CATS has been the most succesfull musical in history! It has become the longest-running musical in London, with more than 6138 shows the longest-running production currently playing on Broadway and with the 6138th performance CATS became the longest-running show in Broadway history, even longer-running than A Chorus Line! CATS has played all over the world and has also become the longest continuously-touring musical in America theatre history (currently the 4th CATS-Tour is making it's way through USA, some cities are "visited" twice or even more)! It's hard to imagine, that this production had a difficult birth and uncertain future. But as a composer Andrew Lloyd Webber and his friend and director Trevor Nunn describe it, the creation of CATS was full of hurdles and doubts.
The idea to turn T.S. Eliot's book of verse Old Possum's Book of Practical Cats into a musical occured to A. L. Webber in 1972 when he picked the book up in an airport bookshop. Reading it during the flight, he recalled that as a child his mother used to read these poems to him and the thought occured that "they might make a lovely album for children...or something".
A full decade went by before he recalled on his friend, director Trevor Nunn, to help him turn Eliot's book of verse into a full-fledged musical. And so, when Nunn and Lloyd Webber went into a rehersal, they had nothing more than bits and pieces of songs based on the poems, and no story or relationships to support a complete musical. It was late in the rehersal, when the key to making the show work was literally handed to them. "Valerie Elliot, T. S. Elliot's widdow came up with this rather crumpled, grubby sheet of typing paper with there eight lines on it a very late stage", recalls Trevor Nunn. That fragment introduced the character of the lonely and haunted Grizabella, The Glamour Cat, and says Trevor Nunn, it was the breakthrough they had been waiting for. "Valerie Elliot sait, 'Tom didn't include it in the published work, because he said it would be too upsetting for the children.' That was the insight," says Nunn. "There's an image of isolation and pain, there's the idea of change. You were something, now you're the opposite. How do you cope with that?"
As the opening night loomed closer, though, Nunn was still troubled. The show lacked an emotional climax: the "11 o'clock number" that connects with the audience and sends them out humming. Little did Lloyd Webber and Nunn realize as they began working on this moment that the result would be their toughest hardle and greatest success. Nunn recalls telling Lloyd Webber, "What we need in the show is your big emotional outpouring. You don't have your Puccinni aria." The composer resisted the idea initially, but finally agreed to go home and attempt something, though he would make no promises!
But that night Lloyd Webber went home and - literally overnight - one of the theatre's most popular songs was composed. Nunn remembered hearing the tune for the first time. "The next morning - I can only assume he'd been up all night, maybe just jotted it off - he said- 'What about something like this...?' He played it in a rehersal room where we were having a meeting and I said to everybody, 'What's the date, what's the time? Remember it, because you have just heard a phenomenomenal smash hit'!"

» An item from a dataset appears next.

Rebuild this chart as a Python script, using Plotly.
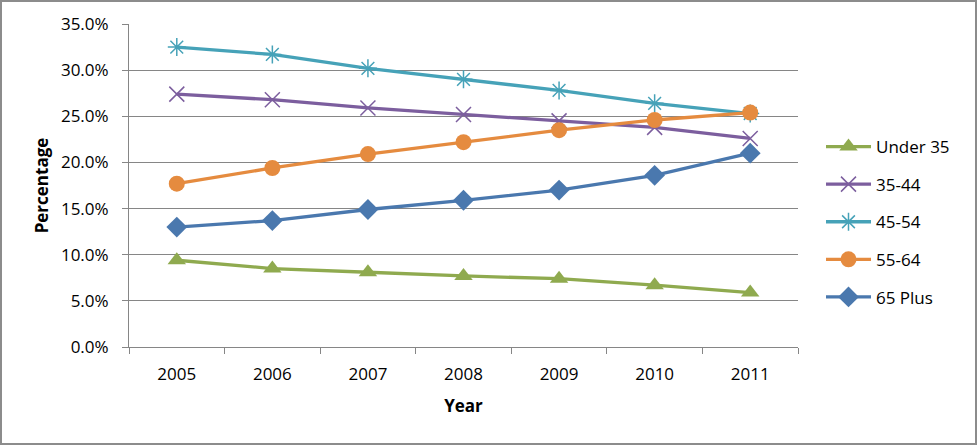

The tune, of course, became Memory. But at that point it was just a melody without lyrics and, unlike any other song in the show, there wasn't a poem to adapt or serve as inspriation. With days to go until performances began, a search was launched for a lyricist who could make the song work and fit well with the Elliot lyrics that made up the rest of the show. Three separate lyricists tried their hands without success and the pressure was mourning!
Finally, with just days to go, Trevor Nunn headed for his country home to write the lyrics himself. He spent the entire weekend reading and re-reading Eliot's poems, but still could not find a focal point. "How that lyric came about was despiration", Nunn admits. "I agreed that we should announce that it was based upon two poems by Eliot. Of course, that's not true. He does ude the word 'memory', but that's about it". The "11 o'clock number" truly did come at the 11th hour, and Memory unlocked for Nunn the mystery of how to structure the show. At last, the yearning character Grizabella had an emotional outlet. She who had left the tribe of Jellicle Cats to experience the outside world, recalls the hard times she encountered, the glorious past forever lost and her desire to return to her family.
After coming up with the most memorable and instantly recognizable show tune in recent years, Lloyd Webber and Nunn should have been able to relax as CATS went from rehersal to previews, but Nunn humorously recalls that time with a shudder. "It's the time when all your supposed friends and colleagues in the business come and are supportive, to see the work at the earliest stage because they just can't wait. Actually, what's going on is all your potential enemies are there to celebrate the disaster. The earlier they can come, the bigger the disaster is likely to be - before anybody's had a chance to fix anything."
A runaway smash in London, on Broadway and all over the world, CATS was anything but a disaster. It won seven (!) Tony Awards, including Best Musical, and that eleventh hour song, Memory, has become a contemporary classic. It's been recorded more than 600 times, including as international as barbara Streisand, Barry Mantilow and Judy Collins, among many others. It's most recent incarnations underline its diverse and universal appeal: as a #1 dance smash by European chanteuse Natalie Grant, and a duct for Placido Domingo and Natalie Cole during a live telecast of the tenor's world tour.